= Mansukhbhai Kothari =

Indian businessman and industrialist

Sri Mansukh Lal Mahadev Bhai Kothari also commonly known as Mansukhbhai Kothari (25 July 1925 - 27 November 2015) was an Indian businessman and industrialist. He was the founder of Kothari Group of Industries. He was famously dubbed by media as the "father of pan masala industry".

== Biography ==
Mansukhbhai was born on 25 July 1925 at a village in Narali district, in the state of Gujarat. He eventually relocated to Kanpur at the age of 16 and he immediately joined the fray to enter the business field.

== Career ==
Mansukhbhai had involved in supply of coconut oil to shops for a brief stint. He kickstarted Kothari Industries in 1973 by establishing the headquarters at Kanpur. During his tenure as the chairman of Kothari Group, mouth freshner brand Pan Parag was unveiled in the market in 1973.
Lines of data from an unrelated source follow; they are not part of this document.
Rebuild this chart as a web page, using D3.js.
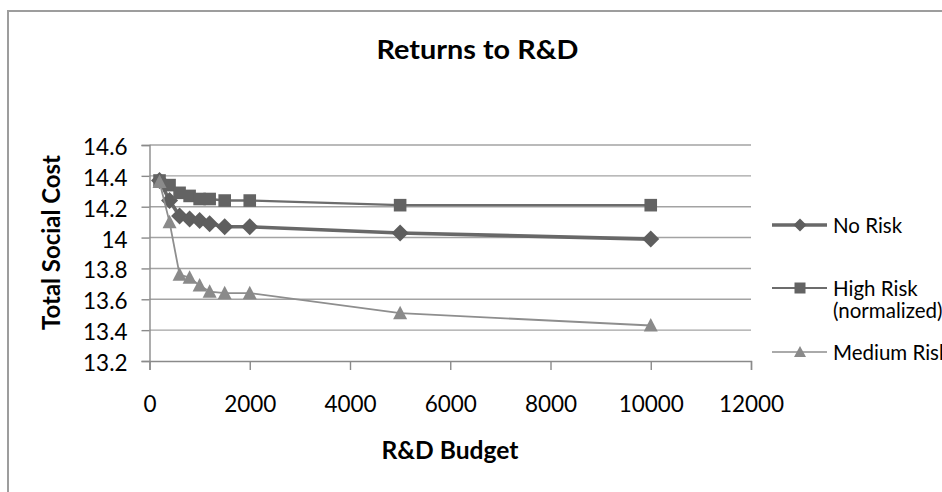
<!DOCTYPE html>
<html>
<head>
<meta charset="utf-8">
<script src="https://cdn.jsdelivr.net/npm/d3@7"></script>
<style>
  html, body { margin: 0; padding: 0; background: #ffffff; }
  svg { display: block; }
  text { font-family: Lato, "Open Sans", sans-serif; fill: #000; }
</style>
</head>
<body>
<svg id="chart" width="942" height="492"></svg>
<script>
// R&D budget levels (x) and total social cost for each risk scenario
const budgets = [200, 400, 600, 800, 1000, 1200, 1500, 2000, 5000, 10000];
const noRisk = [14.37, 14.24, 14.14, 14.12, 14.11, 14.09, 14.07, 14.07, 14.03, 13.99];
const highRisk = [14.37, 14.34, 14.29, 14.27, 14.25, 14.25, 14.24, 14.24, 14.21, 14.21];
const mediumRisk = [14.36, 14.10, 13.76, 13.74, 13.69, 13.65, 13.64, 13.64, 13.51, 13.43];

const seriesNames = ["No Risk", "High Risk (normalized)", "Medium Risk"];
const xTicks = [0, 2000, 4000, 6000, 8000, 10000, 12000];
const yTicks = [13.2, 13.4, 13.6, 13.8, 14, 14.2, 14.4, 14.6];

const svg = d3.select("#chart");

// outer chart frame (runs past the right and bottom edges)
svg.append("rect")
  .attr("x", 8).attr("y", 11)
  .attr("width", 960).attr("height", 500)
  .attr("fill", "#fff")
  .attr("stroke", "#9d9d9d")
  .attr("stroke-width", 2);

const plot = { left: 149.5, right: 751, top: 145, bottom: 361 };

const x = d3.scaleLinear().domain([0, 12000]).range([plot.left, plot.right]);
const y = d3.scaleLinear().domain([13.2, 14.6]).range([plot.bottom, plot.top]);

// horizontal gridlines
svg.append("g")
  .selectAll("line")
  .data(yTicks.filter(d => d > 13.2))
  .join("line")
  .attr("x1", plot.left).attr("x2", plot.right)
  .attr("y1", d => y(d)).attr("y2", d => y(d))
  .attr("stroke", "#a3a3a3")
  .attr("stroke-width", 1.4);

// y axis
const yAxis = svg.append("g")
  .attr("transform", `translate(${plot.left},0)`)
  .call(d3.axisLeft(y).tickValues(yTicks).tickSize(8).tickPadding(14)
    .tickFormat(d => d3.format("")(+d.toFixed(1))));
yAxis.select(".domain").attr("stroke", "#8a8a8a").attr("stroke-width", 1.4);
yAxis.selectAll(".tick line").attr("stroke", "#8a8a8a").attr("stroke-width", 1.4);
yAxis.selectAll(".tick text")
  .attr("font-size", 22.5).attr("font-family", "Lato").attr("fill", "#000")
  .attr("dy", "0.42em");

// x axis
const xAxis = svg.append("g")
  .attr("transform", `translate(0,${plot.bottom})`)
  .call(d3.axisBottom(x).tickValues(xTicks).tickSize(9).tickPadding(26)
    .tickFormat(d3.format("d")));
xAxis.select(".domain").attr("stroke", "#8a8a8a").attr("stroke-width", 1.4);
xAxis.selectAll(".tick line").attr("stroke", "#8a8a8a").attr("stroke-width", 1.4);
xAxis.selectAll(".tick text")
  .attr("font-size", 22.5).attr("font-family", "Lato").attr("fill", "#000")
  .attr("dy", "0.71em");

// marker shapes
const diamond = s => `M0,${-s}L${s},0L0,${s}L${-s},0Z`;
const square = s => `M${-s},${-s}H${s}V${s}H${-s}Z`;
const triangle = (w, h) => `M0,${-h * 0.55}L${w / 2},${h * 0.45}L${-w / 2},${h * 0.45}Z`;

const series = [
  { name: seriesNames[0], values: noRisk, line: "#686868", width: 3.6, fill: "#5e5e5e",
    marker: diamond(8.5), legendMarker: diamond(6.5), legendWidth: 3.4 },
  { name: seriesNames[1], values: highRisk, line: "#6c6c6c", width: 2.4, fill: "#636363",
    marker: square(6.3), legendMarker: square(5.5), legendWidth: 2 },
  { name: seriesNames[2], values: mediumRisk, line: "#8e8e8e", width: 1.8, fill: "#8a8a8a",
    marker: triangle(14, 13.5), legendMarker: triangle(12, 11), legendWidth: 1.6 }
];

const lineGen = d3.line().x(d => x(d[0])).y(d => y(d[1]));

series.forEach(s => {
  const pts = budgets.map((b, i) => [b, s.values[i]]);
  const g = svg.append("g");
  g.append("path")
    .datum(pts)
    .attr("d", lineGen)
    .attr("fill", "none")
    .attr("stroke", s.line)
    .attr("stroke-width", s.width)
    .attr("stroke-linejoin", "round");
  g.selectAll("path.marker")
    .data(pts)
    .join("path")
    .attr("class", "marker")
    .attr("d", s.marker)
    .attr("transform", d => `translate(${x(d[0])},${y(d[1])})`)
    .attr("fill", s.fill);
});

// legend
const legendRows = [
  { s: series[0], y: 225, lines: ["No Risk"] },
  { s: series[1], y: 288, lines: ["High Risk", "(normalized)"] },
  { s: series[2], y: 352, lines: ["Medium Risk"] }
];
const lg = svg.append("g");
legendRows.forEach(r => {
  lg.append("line")
    .attr("x1", 772).attr("x2", 827)
    .attr("y1", r.y).attr("y2", r.y)
    .attr("stroke", r.s.line).attr("stroke-width", r.s.legendWidth);
  lg.append("path")
    .attr("d", r.s.legendMarker)
    .attr("transform", `translate(800,${r.y})`)
    .attr("fill", r.s.fill);
  r.lines.forEach((ln, i) => {
    lg.append("text")
      .attr("x", 833).attr("y", r.y + 8 + i * 21.7)
      .attr("font-size", 20.5)
      .text(ln);
  });
});

// titles
svg.append("text")
  .attr("x", 477.5).attr("y", 59)
  .attr("text-anchor", "middle")
  .attr("font-size", 26).attr("font-weight", "bold")
  .attr("textLength", 202).attr("lengthAdjust", "spacingAndGlyphs")
  .text("Returns to R&D");

svg.append("text")
  .attr("transform", "translate(60,242.5) rotate(-90)")
  .attr("text-anchor", "middle")
  .attr("font-size", 24).attr("font-weight", "bold")
  .attr("textLength", 175).attr("lengthAdjust", "spacingAndGlyphs")
  .text("Total Social Cost");

svg.append("text")
  .attr("x", 450).attr("y", 459)
  .attr("text-anchor", "middle")
  .attr("font-size", 24).attr("font-weight", "bold")
  .attr("textLength", 137).attr("lengthAdjust", "spacingAndGlyphs")
  .text("R&D Budget");
</script>
</body>
</html>
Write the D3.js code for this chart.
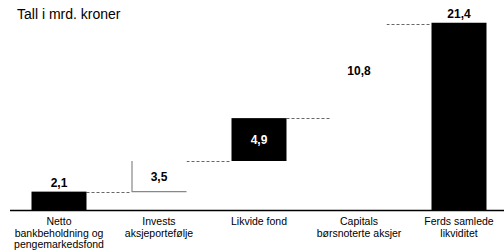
<!DOCTYPE html>
<html><head><meta charset="utf-8">
<script src="https://cdn.jsdelivr.net/npm/d3@7/dist/d3.min.js"></script>
<style>body{margin:0;background:#fff}svg{display:block}text{font-family:"Liberation Sans",Arial,sans-serif}</style>
</head><body><div id="c"></div>
<script>
const categories = ["Netto|bankbeholdning og|pengemarkedsfond", "Invests|aksjeportefølje", "Likvide fond", "Capitals|børsnoterte aksjer", "Ferds samlede|likviditet"];
const values = [2.1, 3.5, 4.9, 10.8, 21.4];
const barTypes = ["total", "delta", "delta", "delta", "total"];
const valueLabels = ["2,1", "3,5", "4,9", "10,8", "21,4"];
const title = "Tall i mrd. kroner";

const W = 504, H = 252, baseY = 210;
const svg = d3.select("#c").append("svg").attr("width", W).attr("height", H);

const x = d3.scaleBand().domain(categories).range([9, 509]).paddingInner(0.45).paddingOuter(0.225);
const y = d3.scaleLinear().domain([0, 24]).range([baseY, 0]);

// compute waterfall
let run = 0;
const bars = categories.map((c, i) => {
  let lo, hi;
  if (barTypes[i] === "total") { lo = 0; hi = values[i]; run = values[i]; }
  else { lo = run; hi = run + values[i]; run = hi; }
  return { c, i, lo, hi, v: values[i], label: valueLabels[i] };
});
const fills = ["#000", "#fff", "#000", "#fff", "#000"];

// connectors
for (let i = 0; i < bars.length - 1; i++) {
  const lvl = bars[i].hi;
  svg.append("line")
    .attr("x1", x(bars[i].c) + x.bandwidth()).attr("x2", x(bars[i + 1].c))
    .attr("y1", Math.round(y(lvl)) + 0.5).attr("y2", Math.round(y(lvl)) + 0.5)
    .attr("stroke", "#666").attr("stroke-width", 1).attr("stroke-dasharray", "3,2");
}

// bars
svg.selectAll("rect.bar").data(bars).join("rect").attr("class", "bar")
  .attr("x", d => x(d.c)).attr("width", x.bandwidth())
  .attr("y", d => y(d.hi)).attr("height", d => y(d.lo) - y(d.hi))
  .attr("fill", (d, i) => fills[i]);

// invests bar borders (left + bottom, gray)
const inv = bars[1];
svg.append("path")
  .attr("d", `M${x(inv.c) + 0.5},${y(inv.hi)} V${y(inv.lo)} H${x(inv.c) + x.bandwidth()}`)
  .attr("fill", "none").attr("stroke", "#888").attr("stroke-width", 1.2);

// value labels
svg.selectAll("text.val").data(bars).join("text").attr("class", "val")
  .attr("x", d => x(d.c) + x.bandwidth() / 2)
  .attr("y", d => barTypes[d.i] === "total" ? y(d.hi) - 5 : (y(d.lo) + y(d.hi)) / 2 + 4.5)
  .attr("text-anchor", "middle").attr("font-size", 12).attr("font-weight", "bold")
  .attr("fill", (d, i) => fills[i] === "#000" && barTypes[i] === "delta" ? "#fff" : "#000")
  .text(d => d.label);

// axis line
svg.append("line").attr("x1", 10).attr("x2", W).attr("y1", baseY + 0.5).attr("y2", baseY + 0.5)
  .attr("stroke", "#000").attr("stroke-width", 1.6);

// category labels
const xl = svg.selectAll("text.cat").data(categories).join("text").attr("class", "cat")
  .attr("text-anchor", "middle").attr("font-size", 10.5).attr("fill", "#000");
xl.each(function (c) {
  const t = d3.select(this);
  c.split("|").forEach((ln, k) => {
    t.append("tspan").attr("x", x(c) + x.bandwidth() / 2).attr("y", 225 + k * 11.5).text(ln);
  });
});

// title
svg.append("text").attr("x", 17).attr("y", 19).attr("font-size", 14).attr("fill", "#000").text(title);
</script></body></html>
Mansukhbhai brought on board Bollywood actors Shammi Kapoor and Ashok Kumar for the television commercial advertisement promoting his flagship brand Pan Parag, and the brand’s tagline, “Baraatiyon ka swagat Pan Parag se kijiye," became a popular marketing tactic. Kanpur also apparently came to be known as “pan masala city" when Mansukhbhai chose Kanpur as the base to carry out paan masala business under the brand name Pan Parag.

He also received support from his sons Vikram Kothari and Deepak Kothari and the Pan Parag group was diversified eventually laying foundation to the formation of Rotomac Pen which was founded by Vikram Kothari in 1999. He founded the Kothari International School in 2005. In 2010, he stepped down from the role as chairman of the Kothari Group of Industries owing to deteriorating health issues.

== Legacy ==
However, his flagship brand, Pan Parag, raised significant health concerns among medical health experts across India who had denounced the usage of such a brand by highlighting the side effects caused by consistent chewing of tobacco and Pan masala.

== Death ==
He died on 27 November 2015 at his residence in Tilak Nagar, Kanpur. He was 90 years old during the time of his death.